La Conferencia de las Naciones Unidas sobre el Clima (COP30) acaba de concluir con un mensaje claro: el mundo ya no discute si habrá o no una transición energética, sino cómo llevarla a cabo sin dejar a nadie atrás. La conversación dejó de anclarse en la nostalgia por una era que está llegando a su fin y se movió hacia un terreno más exigente: el de la planificación estratégica, la innovación y la corresponsabilidad.

El clima de Belém fue claro. La transición ya no se concibe como un salto abrupto, sino como un proceso progresivo, guiado por decisiones inteligentes, políticas claras e innovaciones que permitan que los países continúen creciendo sin comprometer sus ecosistemas. Y allí emerge un actor cuya relevancia ya nadie cuestiona: el sector privado.

Ningún país podrá consolidar un modelo energético moderno y sostenible si sus empresas no están sentadas en la mesa desde el comienzo. Las compañías ya están repensando sus operaciones, su eficiencia y sus metas de descarbonización, pero estas transformaciones solo generan impacto real cuando se articulan con una visión de país y con una planificación pública de largo plazo.

Por eso propongo un giro necesario: dejar de hablar de la transición en tono fatalista. Sí, en la COP30 hubo actos simbólicos que marcaron el cierre de la era de los combustibles fósiles. Sí, hubo discusiones tensas. Fue un funeral que abrió paso a una nueva etapa, no un salto al vacío. Fue un reconocimiento histórico: los combustibles fósiles cumplieron un papel crucial durante más de 150 años. Lo que sigue no es ausencia, sino oportunidad. Es la posibilidad de construir un modelo económico que genere empleo, prosperidad y competitividad dentro de los límites planetarios y bajo enfoques verdaderamente regenerativos.

Colombia dejó mensajes contundentes en Belém, Brasil: reducir progresivamente la dependencia de los combustibles fósiles, acelerar la adopción de energías limpias, mejorar la eficiencia energética y, sobre todo, garantizar compromisos verificables por parte de actores públicos y privados.
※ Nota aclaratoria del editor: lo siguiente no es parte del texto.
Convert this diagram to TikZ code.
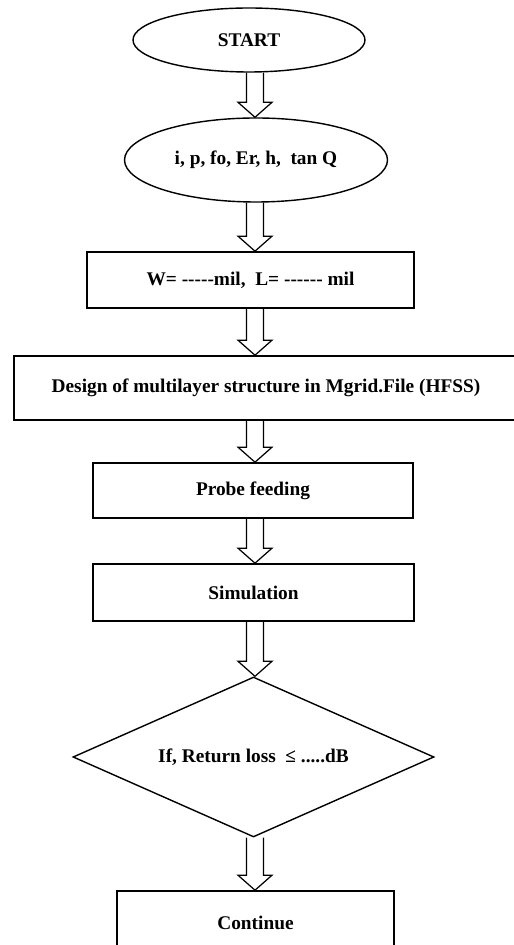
\documentclass[tikz,border=0pt]{standalone}
\usepackage{fontspec}
\setmainfont{Liberation Serif}
\usetikzlibrary{shapes,calc}

\newcommand{\hollowarrow}[2]{%
\draw[arrowline] let \p1=(#1.south), \p2=(#2.north) in
 (4.93,\y1) -- (4.93,\y2+0.3cm) -- (4.76,\y2+0.3cm) -- (5.1,\y2) -- (5.44,\y2+0.3cm) -- (5.27,\y2+0.3cm) -- (5.27,\y1);}

\begin{document}
\begin{tikzpicture}[
 every node/.style={font=\bfseries\fontsize{11}{13}\selectfont},
 boxnode/.style={draw,line width=0.9pt,rectangle,inner sep=0pt},
 ovalnode/.style={draw,line width=0.8pt,ellipse,inner sep=0pt},
 decisionnode/.style={draw,line width=0.8pt,diamond,shape aspect=2.25,inner sep=0pt},
 arrowline/.style={line width=0.7pt,line join=miter}]
\useasboundingbox (0,0) rectangle (10.28,18.9);
\node[ovalnode,minimum width=4.64cm,minimum height=1.28cm] (start) at (4.98,18.1) {START};
\node[ovalnode,minimum width=5.26cm,minimum height=1.68cm] (params) at (5.12,15.7) {i, p, fo, Er, h,\ \ tan Q};
\node[boxnode,minimum width=6.54cm,minimum height=1.12cm] (size) at (5.01,13.3) {W= -{}-{}-{}-{}-mil,\ \ L= -{}-{}-{}-{}-{}- mil};
\node[boxnode,minimum width=10.08cm,minimum height=1.28cm] (design) at (5.32,11.14) {Design of multilayer structure in Mgrid.File (HFSS)};
\node[boxnode,minimum width=6.4cm,minimum height=1.1cm] (probe) at (5.06,9.09) {Probe feeding};
\node[boxnode,minimum width=6.42cm,minimum height=1.14cm] (sim) at (5.07,7.05) {Simulation};
\node[decisionnode,minimum width=7.22cm,minimum height=3.2cm] (check) at (5.07,3.76) {If, Return loss\ \ ≤ .....dB};
\node[boxnode,minimum width=5.54cm,minimum height=1.28cm] (cont) at (5.11,0.44) {Continue};
\hollowarrow{start}{params}
\hollowarrow{params}{size}
\hollowarrow{size}{design}
\hollowarrow{design}{probe}
\hollowarrow{probe}{sim}
\hollowarrow{sim}{check}
\hollowarrow{check}{cont}
\end{tikzpicture}
\end{document}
Para un país cuya estructura fiscal y laboral depende en parte de sectores extractivos, estas señales son particularmente relevantes. Pero también lo es nuestra enorme capacidad de innovación, biodiversidad y creatividad empresarial, que pueden convertirnos en un referente regional en soluciones sostenibles y economías verdes.

El sector privado es, entonces, mucho más que un invitado. Es protagonista. Es quien debe liderar el caso de negocio y de mercado. Sus decisiones de inversión, sus alianzas, sus avances tecnológicos y sus prácticas de sostenibilidad determinarán la velocidad y la calidad del cambio. Ya vemos empresas —desde grandes corporaciones hasta pequeños emprendimientos— electrificando flotas, reduciendo emisiones, innovando en economía circular o instalando paneles solares. La clave es que ese movimiento no sea aislado, sino que responda a un propósito compartido.

La transición energética no significa renunciar al desarrollo. Significa hacerlo posible en el futuro. Significa más y mejores empleos, territorios más resilientes, empresas más competitivas y comunidades con mayor bienestar. Se trata de imaginar una nueva era económica donde la prosperidad no dependa de agotar lo que sostiene la vida, sino de trabajar dentro de los límites del planeta y aprovechar la ciencia, la tecnología y la cooperación para generar valor de manera sostenible.

Ese es, al final, el mensaje que deja la COP30: los actos simbólicos honran el pasado, pero lo que define el futuro es la visión colectiva y la capacidad de planificar y ejecutar. Colombia puede liderar esta nueva etapa, siempre que el sector privado y el sector público trabajen juntos con visión, responsabilidad y compromiso con el largo plazo. La transición energética no es un final: es el comienzo de una economía más próspera, más justa y más sostenible.